**The problem:**
Repeat the material verbatim and drop the pictures.

**Information shown:**
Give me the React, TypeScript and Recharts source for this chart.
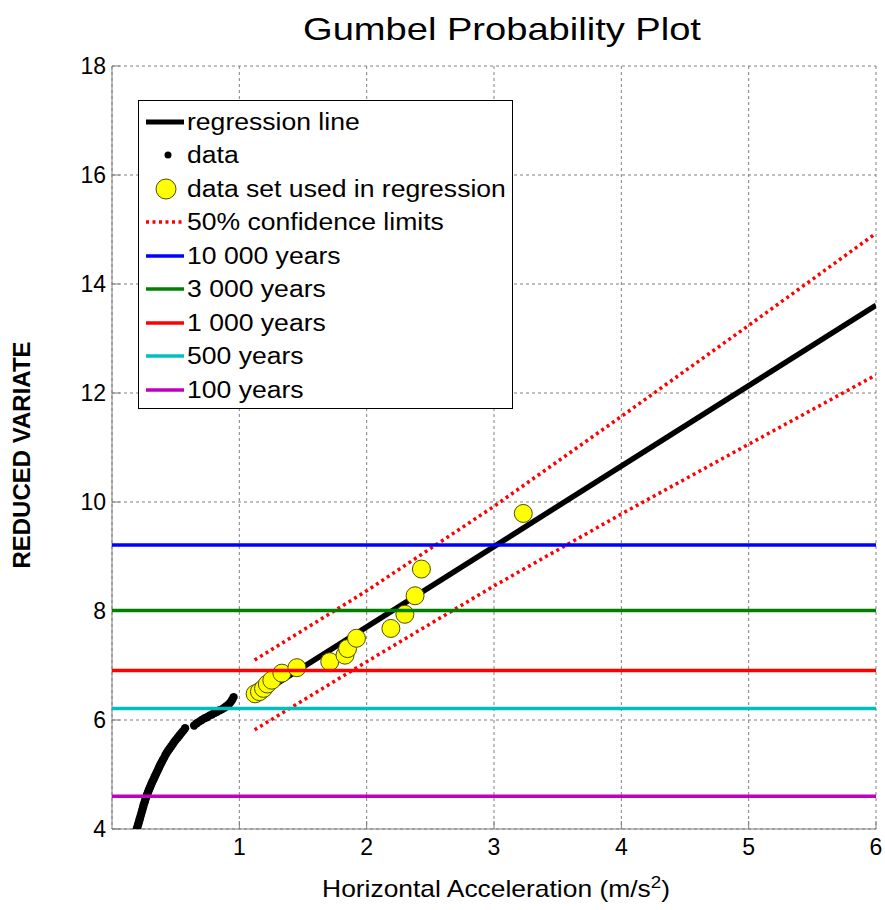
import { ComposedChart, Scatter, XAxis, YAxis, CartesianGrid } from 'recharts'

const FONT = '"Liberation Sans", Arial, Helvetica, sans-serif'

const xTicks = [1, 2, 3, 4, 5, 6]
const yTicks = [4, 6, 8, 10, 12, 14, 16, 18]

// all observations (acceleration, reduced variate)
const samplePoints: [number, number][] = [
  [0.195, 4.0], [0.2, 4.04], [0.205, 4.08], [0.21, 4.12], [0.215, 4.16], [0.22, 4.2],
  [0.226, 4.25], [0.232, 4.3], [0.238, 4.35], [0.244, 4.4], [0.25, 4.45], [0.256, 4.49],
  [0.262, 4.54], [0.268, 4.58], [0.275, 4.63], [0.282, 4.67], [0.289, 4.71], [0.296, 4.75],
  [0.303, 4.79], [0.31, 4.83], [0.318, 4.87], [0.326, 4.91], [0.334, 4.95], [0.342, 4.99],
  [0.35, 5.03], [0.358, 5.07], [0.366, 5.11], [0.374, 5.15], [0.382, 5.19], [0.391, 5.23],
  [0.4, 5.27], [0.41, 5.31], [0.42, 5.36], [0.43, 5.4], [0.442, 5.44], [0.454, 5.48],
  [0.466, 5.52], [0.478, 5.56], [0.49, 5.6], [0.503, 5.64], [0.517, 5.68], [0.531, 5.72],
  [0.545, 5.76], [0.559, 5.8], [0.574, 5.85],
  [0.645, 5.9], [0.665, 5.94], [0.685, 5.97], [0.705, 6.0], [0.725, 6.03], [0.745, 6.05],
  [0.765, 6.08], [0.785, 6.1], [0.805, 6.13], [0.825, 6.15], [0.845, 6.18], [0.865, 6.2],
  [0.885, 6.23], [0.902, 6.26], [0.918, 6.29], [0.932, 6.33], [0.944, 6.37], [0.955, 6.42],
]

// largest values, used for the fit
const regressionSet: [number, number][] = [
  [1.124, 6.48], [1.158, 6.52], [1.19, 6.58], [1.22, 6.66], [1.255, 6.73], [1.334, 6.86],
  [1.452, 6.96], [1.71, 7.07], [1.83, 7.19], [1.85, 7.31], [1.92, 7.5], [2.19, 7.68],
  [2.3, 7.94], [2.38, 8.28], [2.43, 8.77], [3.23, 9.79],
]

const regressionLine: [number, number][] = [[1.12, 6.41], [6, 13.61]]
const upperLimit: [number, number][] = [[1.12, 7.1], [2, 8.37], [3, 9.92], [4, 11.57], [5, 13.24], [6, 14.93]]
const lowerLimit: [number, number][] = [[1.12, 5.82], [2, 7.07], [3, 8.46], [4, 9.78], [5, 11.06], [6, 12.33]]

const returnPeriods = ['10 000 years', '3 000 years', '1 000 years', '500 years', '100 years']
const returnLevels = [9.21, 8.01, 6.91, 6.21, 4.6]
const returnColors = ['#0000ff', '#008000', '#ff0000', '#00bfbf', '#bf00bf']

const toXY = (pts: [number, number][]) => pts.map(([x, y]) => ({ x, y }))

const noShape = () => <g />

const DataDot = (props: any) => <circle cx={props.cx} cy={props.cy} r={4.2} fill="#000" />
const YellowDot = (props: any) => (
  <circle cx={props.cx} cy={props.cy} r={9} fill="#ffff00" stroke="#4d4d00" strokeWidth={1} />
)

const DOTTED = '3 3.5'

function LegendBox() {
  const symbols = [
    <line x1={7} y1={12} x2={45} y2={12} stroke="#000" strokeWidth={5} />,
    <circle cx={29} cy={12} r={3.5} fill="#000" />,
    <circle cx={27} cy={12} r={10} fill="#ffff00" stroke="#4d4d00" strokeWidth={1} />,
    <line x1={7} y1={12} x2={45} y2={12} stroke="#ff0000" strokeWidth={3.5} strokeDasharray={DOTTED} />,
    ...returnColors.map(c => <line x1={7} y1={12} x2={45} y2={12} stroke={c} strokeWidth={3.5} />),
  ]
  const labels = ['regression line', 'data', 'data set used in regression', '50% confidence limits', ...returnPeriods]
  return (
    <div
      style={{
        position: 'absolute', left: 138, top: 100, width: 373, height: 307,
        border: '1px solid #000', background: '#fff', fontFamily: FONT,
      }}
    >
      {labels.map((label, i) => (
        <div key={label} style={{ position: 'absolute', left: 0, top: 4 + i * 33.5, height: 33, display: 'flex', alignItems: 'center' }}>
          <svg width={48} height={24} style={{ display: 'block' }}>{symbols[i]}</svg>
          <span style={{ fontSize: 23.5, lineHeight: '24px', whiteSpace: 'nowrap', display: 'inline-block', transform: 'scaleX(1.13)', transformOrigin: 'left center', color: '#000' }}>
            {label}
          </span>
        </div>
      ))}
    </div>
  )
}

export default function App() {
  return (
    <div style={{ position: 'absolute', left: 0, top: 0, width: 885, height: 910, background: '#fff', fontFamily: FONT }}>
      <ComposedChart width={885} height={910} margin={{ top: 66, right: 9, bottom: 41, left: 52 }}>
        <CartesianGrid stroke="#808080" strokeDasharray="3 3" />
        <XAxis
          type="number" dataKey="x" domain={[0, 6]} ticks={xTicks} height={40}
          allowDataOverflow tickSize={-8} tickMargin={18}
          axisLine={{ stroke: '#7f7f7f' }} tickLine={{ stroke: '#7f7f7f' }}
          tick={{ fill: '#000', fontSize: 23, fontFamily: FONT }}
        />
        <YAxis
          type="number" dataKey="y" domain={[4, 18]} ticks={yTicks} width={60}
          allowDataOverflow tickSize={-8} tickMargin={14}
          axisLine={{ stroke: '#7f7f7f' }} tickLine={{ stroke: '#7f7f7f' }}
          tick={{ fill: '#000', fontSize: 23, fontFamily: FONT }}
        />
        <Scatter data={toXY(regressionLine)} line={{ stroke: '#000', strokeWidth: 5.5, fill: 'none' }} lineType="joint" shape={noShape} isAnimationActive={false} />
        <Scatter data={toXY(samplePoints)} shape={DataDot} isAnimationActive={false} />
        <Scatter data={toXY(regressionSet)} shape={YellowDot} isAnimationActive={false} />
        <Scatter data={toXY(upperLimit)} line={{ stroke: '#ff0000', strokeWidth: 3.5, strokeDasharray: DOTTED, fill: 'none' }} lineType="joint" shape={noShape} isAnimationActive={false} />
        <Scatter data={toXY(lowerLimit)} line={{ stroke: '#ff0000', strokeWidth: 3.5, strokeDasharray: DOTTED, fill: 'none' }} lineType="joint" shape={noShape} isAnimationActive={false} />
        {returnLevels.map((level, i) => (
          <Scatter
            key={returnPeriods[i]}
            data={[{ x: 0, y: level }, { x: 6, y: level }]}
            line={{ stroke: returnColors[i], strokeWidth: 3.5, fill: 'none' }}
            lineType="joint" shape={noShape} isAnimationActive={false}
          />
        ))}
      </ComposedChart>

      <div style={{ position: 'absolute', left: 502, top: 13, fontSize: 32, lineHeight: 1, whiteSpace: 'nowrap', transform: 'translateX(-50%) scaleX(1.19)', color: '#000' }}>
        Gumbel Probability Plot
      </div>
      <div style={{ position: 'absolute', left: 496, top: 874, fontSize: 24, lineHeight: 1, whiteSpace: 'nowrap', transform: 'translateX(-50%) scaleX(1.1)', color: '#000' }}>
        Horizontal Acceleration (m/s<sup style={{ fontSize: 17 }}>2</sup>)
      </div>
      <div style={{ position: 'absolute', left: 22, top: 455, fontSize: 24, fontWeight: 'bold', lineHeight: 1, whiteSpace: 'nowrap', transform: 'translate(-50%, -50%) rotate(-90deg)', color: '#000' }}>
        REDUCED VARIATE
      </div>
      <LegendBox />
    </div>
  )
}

**The result:**
Give me the React, TypeScript and Recharts source for this chart.
import { ComposedChart, Scatter, XAxis, YAxis, CartesianGrid } from 'recharts'

const FONT = '"Liberation Sans", Arial, Helvetica, sans-serif'

const xTicks = [1, 2, 3, 4, 5, 6]
const yTicks = [4, 6, 8, 10, 12, 14, 16, 18]

// all observations (acceleration, reduced variate)
const samplePoints: [number, number][] = [
  [0.195, 4.0], [0.2, 4.04], [0.205, 4.08], [0.21, 4.12], [0.215, 4.16], [0.22, 4.2],
  [0.226, 4.25], [0.232, 4.3], [0.238, 4.35], [0.244, 4.4], [0.25, 4.45], [0.256, 4.49],
  [0.262, 4.54], [0.268, 4.58], [0.275, 4.63], [0.282, 4.67], [0.289, 4.71], [0.296, 4.75],
  [0.303, 4.79], [0.31, 4.83], [0.318, 4.87], [0.326, 4.91], [0.334, 4.95], [0.342, 4.99],
  [0.35, 5.03], [0.358, 5.07], [0.366, 5.11], [0.374, 5.15], [0.382, 5.19], [0.391, 5.23],
  [0.4, 5.27], [0.41, 5.31], [0.42, 5.36], [0.43, 5.4], [0.442, 5.44], [0.454, 5.48],
  [0.466, 5.52], [0.478, 5.56], [0.49, 5.6], [0.503, 5.64], [0.517, 5.68], [0.531, 5.72],
  [0.545, 5.76], [0.559, 5.8], [0.574, 5.85],
  [0.645, 5.9], [0.665, 5.94], [0.685, 5.97], [0.705, 6.0], [0.725, 6.03], [0.745, 6.05],
  [0.765, 6.08], [0.785, 6.1], [0.805, 6.13], [0.825, 6.15], [0.845, 6.18], [0.865, 6.2],
  [0.885, 6.23], [0.902, 6.26], [0.918, 6.29], [0.932, 6.33], [0.944, 6.37], [0.955, 6.42],
]

// largest values, used for the fit
const regressionSet: [number, number][] = [
  [1.124, 6.48], [1.158, 6.52], [1.19, 6.58], [1.22, 6.66], [1.255, 6.73], [1.334, 6.86],
  [1.452, 6.96], [1.71, 7.07], [1.83, 7.19], [1.85, 7.31], [1.92, 7.5], [2.19, 7.68],
  [2.3, 7.94], [2.38, 8.28], [2.43, 8.77], [3.23, 9.79],
]

const regressionLine: [number, number][] = [[1.12, 6.41], [6, 13.61]]
const upperLimit: [number, number][] = [[1.12, 7.1], [2, 8.37], [3, 9.92], [4, 11.57], [5, 13.24], [6, 14.93]]
const lowerLimit: [number, number][] = [[1.12, 5.82], [2, 7.07], [3, 8.46], [4, 9.78], [5, 11.06], [6, 12.33]]

const returnPeriods = ['10 000 years', '3 000 years', '1 000 years', '500 years', '100 years']
const returnLevels = [9.21, 8.01, 6.91, 6.21, 4.6]
const returnColors = ['#0000ff', '#008000', '#ff0000', '#00bfbf', '#bf00bf']

const toXY = (pts: [number, number][]) => pts.map(([x, y]) => ({ x, y }))

const noShape = () => <g />

const DataDot = (props: any) => <circle cx={props.cx} cy={props.cy} r={4.2} fill="#000" />
const YellowDot = (props: any) => (
  <circle cx={props.cx} cy={props.cy} r={9} fill="#ffff00" stroke="#4d4d00" strokeWidth={1} />
)

const DOTTED = '3 3.5'

function LegendBox() {
  const symbols = [
    <line x1={7} y1={12} x2={45} y2={12} stroke="#000" strokeWidth={5} />,
    <circle cx={29} cy={12} r={3.5} fill="#000" />,
    <circle cx={27} cy={12} r={10} fill="#ffff00" stroke="#4d4d00" strokeWidth={1} />,
    <line x1={7} y1={12} x2={45} y2={12} stroke="#ff0000" strokeWidth={3.5} strokeDasharray={DOTTED} />,
    ...returnColors.map(c => <line x1={7} y1={12} x2={45} y2={12} stroke={c} strokeWidth={3.5} />),
  ]
  const labels = ['regression line', 'data', 'data set used in regression', '50% confidence limits', ...returnPeriods]
  return (
    <div
      style={{
        position: 'absolute', left: 138, top: 100, width: 373, height: 307,
        border: '1px solid #000', background: '#fff', fontFamily: FONT,
      }}
    >
      {labels.map((label, i) => (
        <div key={label} style={{ position: 'absolute', left: 0, top: 4 + i * 33.5, height: 33, display: 'flex', alignItems: 'center' }}>
          <svg width={48} height={24} style={{ display: 'block' }}>{symbols[i]}</svg>
          <span style={{ fontSize: 23.5, lineHeight: '24px', whiteSpace: 'nowrap', display: 'inline-block', transform: 'scaleX(1.13)', transformOrigin: 'left center', color: '#000' }}>
            {label}
          </span>
        </div>
      ))}
    </div>
  )
}

export default function App() {
  return (
    <div style={{ position: 'absolute', left: 0, top: 0, width: 885, height: 910, background: '#fff', fontFamily: FONT }}>
      <ComposedChart width={885} height={910} margin={{ top: 66, right: 9, bottom: 41, left: 52 }}>
        <CartesianGrid stroke="#808080" strokeDasharray="3 3" />
        <XAxis
          type="number" dataKey="x" domain={[0, 6]} ticks={xTicks} height={40}
          allowDataOverflow tickSize={-8} tickMargin={18}
          axisLine={{ stroke: '#7f7f7f' }} tickLine={{ stroke: '#7f7f7f' }}
          tick={{ fill: '#000', fontSize: 23, fontFamily: FONT }}
        />
        <YAxis
          type="number" dataKey="y" domain={[4, 18]} ticks={yTicks} width={60}
          allowDataOverflow tickSize={-8} tickMargin={14}
          axisLine={{ stroke: '#7f7f7f' }} tickLine={{ stroke: '#7f7f7f' }}
          tick={{ fill: '#000', fontSize: 23, fontFamily: FONT }}
        />
        <Scatter data={toXY(regressionLine)} line={{ stroke: '#000', strokeWidth: 5.5, fill: 'none' }} lineType="joint" shape={noShape} isAnimationActive={false} />
        <Scatter data={toXY(samplePoints)} shape={DataDot} isAnimationActive={false} />
        <Scatter data={toXY(regressionSet)} shape={YellowDot} isAnimationActive={false} />
        <Scatter data={toXY(upperLimit)} line={{ stroke: '#ff0000', strokeWidth: 3.5, strokeDasharray: DOTTED, fill: 'none' }} lineType="joint" shape={noShape} isAnimationActive={false} />
        <Scatter data={toXY(lowerLimit)} line={{ stroke: '#ff0000', strokeWidth: 3.5, strokeDasharray: DOTTED, fill: 'none' }} lineType="joint" shape={noShape} isAnimationActive={false} />
        {returnLevels.map((level, i) => (
          <Scatter
            key={returnPeriods[i]}
            data={[{ x: 0, y: level }, { x: 6, y: level }]}
            line={{ stroke: returnColors[i], strokeWidth: 3.5, fill: 'none' }}
            lineType="joint" shape={noShape} isAnimationActive={false}
          />
        ))}
      </ComposedChart>

      <div style={{ position: 'absolute', left: 502, top: 13, fontSize: 32, lineHeight: 1, whiteSpace: 'nowrap', transform: 'translateX(-50%) scaleX(1.19)', color: '#000' }}>
        Gumbel Probability Plot
      </div>
      <div style={{ position: 'absolute', left: 496, top: 874, fontSize: 24, lineHeight: 1, whiteSpace: 'nowrap', transform: 'translateX(-50%) scaleX(1.1)', color: '#000' }}>
        Horizontal Acceleration (m/s<sup style={{ fontSize: 17 }}>2</sup>)
      </div>
      <div style={{ position: 'absolute', left: 22, top: 455, fontSize: 24, fontWeight: 'bold', lineHeight: 1, whiteSpace: 'nowrap', transform: 'translate(-50%, -50%) rotate(-90deg)', color: '#000' }}>
        REDUCED VARIATE
      </div>
      <LegendBox />
    </div>
  )
}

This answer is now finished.